Author Interview: Jessica E. Kaiser

For our summer issue, we asked each contributor a few questions about their writing and interests. Partial answers appeared on the contributors page, but I thought it would be fun to share their full responses. Check back over the next week (give or take a few days) to see all of the interviews.

Here's what Ms. Kaiser, author of "Back to the Classifieds", had to say:

Q: What's the best thing you've read recently?

A: The Atrocity Archives, by Charles Stross, was probably the most recent book I’ve read that I would unreservedly recommend. But I bet that’ll have changed to something else by the time this is published.

Q: What do you hope the future will be like? Or is there something that was predicted to happen that you wish really had? (jet cars, food pills, or...?)

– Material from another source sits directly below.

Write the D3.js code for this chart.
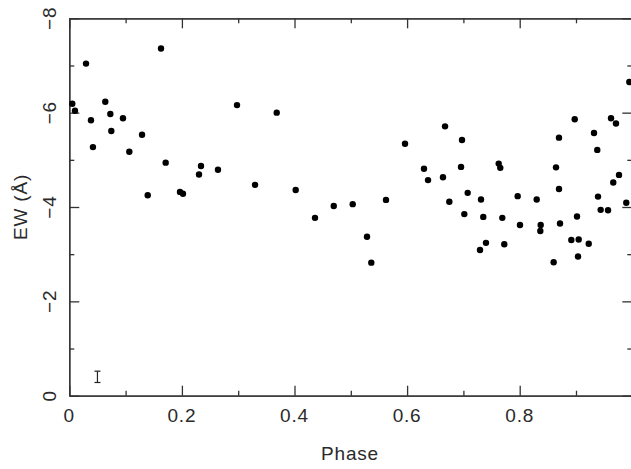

A: The running joke between my friends and me is “Where’s my flying car?” from all the science fiction of the Golden Age that promised us flying cars by the early nineties (and all we got was this lousy gas crisis), but what I’m really excited about is all the news stories about Mars lately. I mean, water on Mars! Giant cave systems! Every time I read something about it, I feel like I really am living in The Future.

Q: What's lurking under your bed?

A: There is absolutely nothing lurking under my bed. I know this because I check on a regular basis to make sure. As a kid, I used to worry that there were zombies hiding out under there, waiting to grab my ankle with a skeletal hand the second I dangled my foot over the edge of the bed too long. Every night, I took a flying leap into my bed to make sure the zombies couldn’t get me.

Now, as an adult, I realize that’s ridiculous, because, as everyone knows, the monsters are hiding in closets. This is why I cannot sleep unless all closet doors are firmly closed. Leaving them open is just asking for trouble (“trouble” in this case being a euphemism for “being disemboweled”).

Q: Do you have any hobbies or interests outside of writing and sf/horror?

A: I don’t have as many hobbies as I should, because… well… there are so many books. I have a very low resistance to books calling my name. But I rollerblade, make chain mail jewelry, and belly dance. Additionally, I make fantastic bread. It’s a short list, but as I said, you can blame all the publishers who keep putting more books on the shelves for me to buy.